15 Percent Pledge has been instrumental in a lot of the change we’ve seen over the last year. What are you most proud of accomplishing?

I'm proud of everything. I'm proud of the 28 major corporations who have stepped up and said: "We've been complacent. We've been a part of the problem. We acknowledge that and are going to reshift our business proposition." I'm incredibly proud of the team that Aurora and I have built. When I started with Aurora, she had a core team of volunteers and her executive assistant. Now, we've been able to make a team of ten people. I'm proud of the initial impact the organization has had in one year. We've been able to shift $10 billion in revenue to Black-owned businesses in the middle of a global pandemic. We've been able to place 385 Black-owned companies on the shelves of corporations, and 4500 Black-owned businesses have had access to increased exposure through Yelp and our other media partners.

As someone who is leading a rapidly growing company and movement, how do you practice self-care?

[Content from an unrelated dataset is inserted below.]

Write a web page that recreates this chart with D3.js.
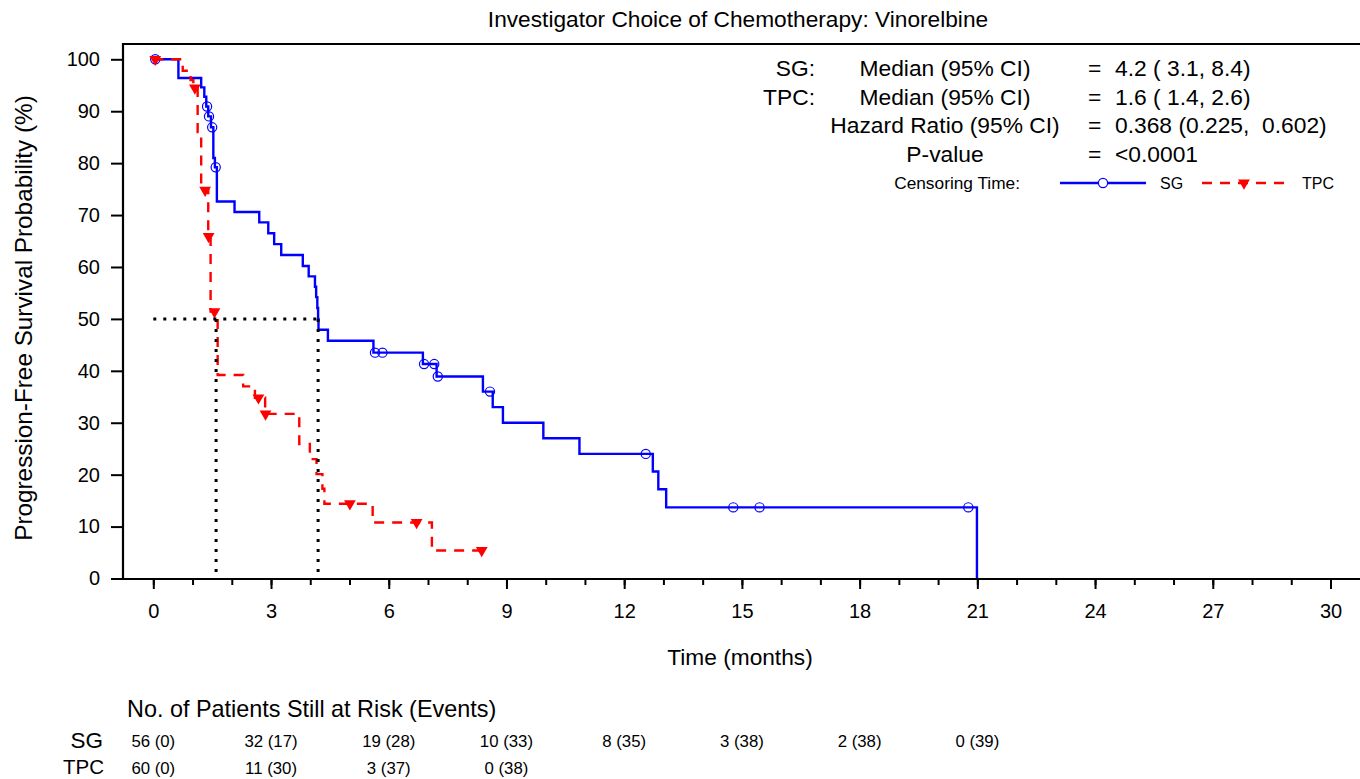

Self-care is a struggle, especially in this remote environment. I try to be super intentional and prioritize small moments. I take time throughout the day to step away from my desk and take a walk down the block. I try to carve out time for lunch or to call friends and family. When my kids come home from school, I schedule 30 minutes to sit with them and talk about their day. My husband keeps saying I should get a hobby, and that's something I'm interested in trying. In the meantime, I am just focused on the daily little things. They've been keeping me energized.

What do you want your legacy to represent? 

I hope that I'm blessed to do this work for many more years to come. I'm just a girl from the Bronx that was lucky enough to grow up in a city as diverse as New York City. I've met many people, but ultimately, a lot of them were fighting to better themselves, their families, and their communities. I'm lucky to serve people who are fighting for what they deserve. My hope is by the time my sons become adults, they will be part of a society that values equity. I am a fighter for folks who want equal opportunity, and I hope that remains a core part of my legacy. 

I'm lucky to serve people who are fighting for what they deserve.